Le Prix Solidarité, parrainé par Harmonie Mutuelles, récompense, en décembre de chaque année, un ouvrage défendant les valeurs humanistes telles la solidarité, la dignité, la générosité, la tolérance, et le respect de la personne humaine.
Le prix est habituellement remis au Salon du Livre. Il est attribué à un roman français publié l’année précédente. Le jury de lecteurs, composé de quarante adhérents des mutuelles d'Harmonie Mutuelles, choisit l'ouvrage lauréat parmi une sélection de titres.
Pour sa 5ème édition, les membres du jury ont décerné le Prix Solidarité au roman Leïla de Dalila Kerchouche. C’est son enfance dans les camps de harkis, mis en place après la guerre d’Algérie, que raconte l'auteure dans son roman.
Dalila Kerchouche : Leila, un roman emblématique
Une écriture poignante et une héroïne aussi attachante que l'auteure... Un savant mélange qui fait partager aux lecteurs toute la révolte d’une jeune fille face aux conditions de vie difficiles dans les camps.

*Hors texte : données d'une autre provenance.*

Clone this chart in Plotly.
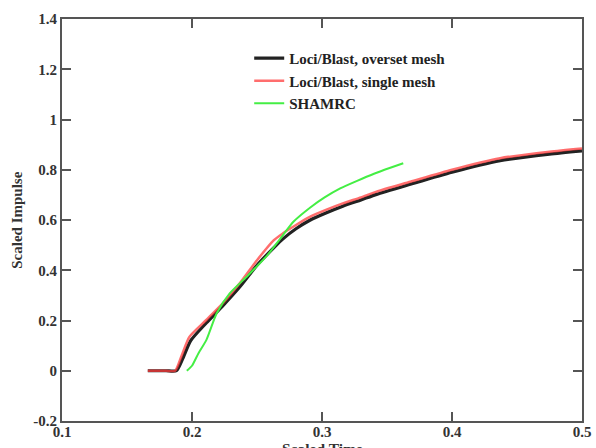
import plotly.graph_objects as go

# Data
t_overset = [0.166, 0.180, 0.188, 0.193, 0.199, 0.211, 0.224, 0.237, 0.250, 0.263, 0.270, 0.280, 0.291, 0.303, 0.316, 0.330, 0.342, 0.368, 0.400, 0.437, 0.475, 0.500]
y_overset = [0.0, 0.0, 0.0, 0.05, 0.12, 0.19, 0.26, 0.335, 0.42, 0.49, 0.525, 0.565, 0.60, 0.628, 0.655, 0.68, 0.702, 0.742, 0.79, 0.836, 0.862, 0.875]

t_single = [0.166, 0.180, 0.187, 0.192, 0.198, 0.211, 0.224, 0.237, 0.250, 0.263, 0.270, 0.280, 0.291, 0.303, 0.316, 0.330, 0.342, 0.368, 0.400, 0.437, 0.475, 0.500]
y_single = [0.0, 0.0, 0.0, 0.06, 0.135, 0.202, 0.27, 0.35, 0.44, 0.52, 0.547, 0.58, 0.613, 0.64, 0.666, 0.69, 0.713, 0.752, 0.80, 0.846, 0.872, 0.885]

t_shamrc = [0.196, 0.200, 0.205, 0.211, 0.219, 0.229, 0.242, 0.257, 0.270, 0.278, 0.291, 0.302, 0.314, 0.327, 0.340, 0.352, 0.3625]
y_shamrc = [0.0, 0.02, 0.07, 0.122, 0.229, 0.308, 0.374, 0.454, 0.54, 0.593, 0.650, 0.690, 0.726, 0.756, 0.784, 0.807, 0.826]

x_ticks = [0.1, 0.2, 0.3, 0.4, 0.5]
x_ticklabels = ["0.1", "0.2", "0.3", "0.4", "0.5"]
y_ticks = [-0.2, 0, 0.2, 0.4, 0.6, 0.8, 1.0, 1.2, 1.4]
y_ticklabels = ["-0.2", "0", "0.2", "0.4", "0.6", "0.8", "1", "1.2", "1.4"]

x_title = "Scaled Time"
y_title = "Scaled Impulse"

FONT = "Liberation Serif"

fig = go.Figure()
fig.add_trace(go.Scatter(x=t_overset, y=y_overset, mode="lines", name="Loci/Blast, overset mesh",
                         line=dict(color="#222222", width=3.2, shape="spline", smoothing=0.6)))
fig.add_trace(go.Scatter(x=t_single, y=y_single, mode="lines", name="Loci/Blast, single mesh",
                         line=dict(color="rgba(255,60,60,0.75)", width=2.5, shape="spline", smoothing=0.6)))
fig.add_trace(go.Scatter(x=t_shamrc, y=y_shamrc, mode="lines", name="SHAMRC",
                         line=dict(color="#44ee44", width=2, shape="spline", smoothing=0.6)))

axis_common = dict(showgrid=False, zeroline=False, showline=True, linecolor="#555555", linewidth=2,
                   mirror="ticks", ticks="inside", ticklen=9, tickwidth=1.5, tickcolor="#555555",
                   tickfont=dict(family=FONT, size=15, color="#333333", weight="bold"))

fig.update_xaxes(range=[0.1, 0.5], tickvals=x_ticks, ticktext=x_ticklabels, ticklabelstandoff=-4,
                 **axis_common)
fig.update_yaxes(range=[-0.2, 1.4], tickvals=y_ticks, ticktext=y_ticklabels,
                 **axis_common)

fig.add_annotation(text=x_title, xref="paper", yref="paper", x=0.5, y=-0.043,
                   xanchor="center", yanchor="top", showarrow=False,
                   font=dict(family=FONT, size=15.5, color="#333333", weight="bold"))
fig.add_annotation(text=y_title, xref="paper", yref="paper", x=-0.087, y=0.5,
                   xanchor="center", yanchor="middle", textangle=-90, showarrow=False,
                   font=dict(family=FONT, size=15, color="#333333", weight="bold"))

fig.update_layout(
    width=596, height=448,
    margin=dict(l=62, r=14, t=19, b=27, autoexpand=False),
    paper_bgcolor="white", plot_bgcolor="white",
    legend=dict(x=0.36, y=0.943, xanchor="left", yanchor="top", bgcolor="rgba(0,0,0,0)",
                font=dict(family=FONT, size=15, color="#222222", weight="bold"),
                tracegroupgap=0, itemwidth=30),
)

fig.write_html("out.html", config={"displayModeBar": False},
               post_script="document.body.style.margin='0';document.body.style.overflow='hidden';")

Nous sommes emportés dans le combat de cette adolescente pour la dignité humaine et le respect mutuel. Au travers des rencontres de son personnage Leïla, l’auteure dépeint d’autres valeurs qui lui sont chères, l’entraide, la générosité et la solidarité.
Déjà auteure de Mon Père, ce harki, paru en 2003, Dalila Kerchouche revient à nouveau sur son parcours au travers d’un livre plus romanesque que sa première oeuvre. Journaliste à L’Express, elle a longuement expliqué sa démarche lors de la remise de ce prix au Salon du Livre.
Une parole chaleureuse et porteuse d'espoir :
Au travers de ses livres, Dalila Kerchouche écrit son sentiment d’injustice envers ces harkis qui ont été traités de manière indigne par la France à la fin de la guerre d’Algérie en 1962. Au lieu de pouvoir librement s’intégrer dans la population française, ils ont été parqués dans des camps. « Je voulais raconter l’enfer d’un double emprisonnement. La barrière du camp et le poids des traditions archaïques », dit-elle. C’est le personnage de Leila qui porte ce message tout au long du roman.
Quand Leila a pu enfin sortir du camp, elle s’est, en même temps, émancipée des traditions. Elle a pu devenir une femme. Ce en quoi l’on peut rejoindre la problématique des jeunes filles dans les cités : la difficulté d’être une femme dans un milieu très dur, très violent s'y retrouve également.
Le problème de l'intégration des harkis... une fausse question :
Dalila Kerchouche revient aussi sur ce qui lui semble être avant tout un grand gâchis. Les harkis qui sont arrivés en France ne voulaient rien de plus qu’un lopin de terre à cultiver pour s’épanouir. En ne leur offrant pas cette possibilité d’intégration, on n'a fait que compliquer le problème, qui, au départ, n’en était pas un…
Revenant sur son parcours personnel, elle parle de sa sortie du camp en 1974. Ce n’est qu’à ce moment que sa famille a pu s’installer, avoir elle aussi son lopin de terre dans un petit village de France, Saint-Etienne-de-Fougères dans le Lot-et-Garonne.
Dès leur arrivée, les paysans locaux ont fait preuve d'une intense solidarité à leur égard, une solidarité terrienne, pourrait-on dire. Cela marque cette intégration clairement possible sur le terrain, mais qui n’a pas été acceptée ainsi par la tête, le gouvernement alors en place.
Etre enfant de harkis, ce n'est pas un poids, mais une richesse :
Interrogée sur le poids de ce passé, commun à tous les enfants de harkis, elle parle de cette transmission de la souffrance. Non pas comme d'un handicap, mais comme d'une richesse : « Moi j’essaie à travers l’écriture d’en faire une force. Je veux transmettre les valeurs positives des harkis : le courage, la réussite dont certains ont fait preuve malgré leur situation». La valeur fondamentale des harkis reste l’amour de la France, un pays qui pourtant s’est montré bien indigne de ce sentiment.
Ce que l’auteure regrette aussi, c’est qu’encore actuellement, l’Etat raisonne toujours en termes d’isolement des nouveaux arrivants, portant un coup d’arrêt à toute possibilité d’intégration. Beaucoup de bénévoles s’activent en France. La solidarité est là sur le terrain, mais elle manque d’une impulsion gouvernementale.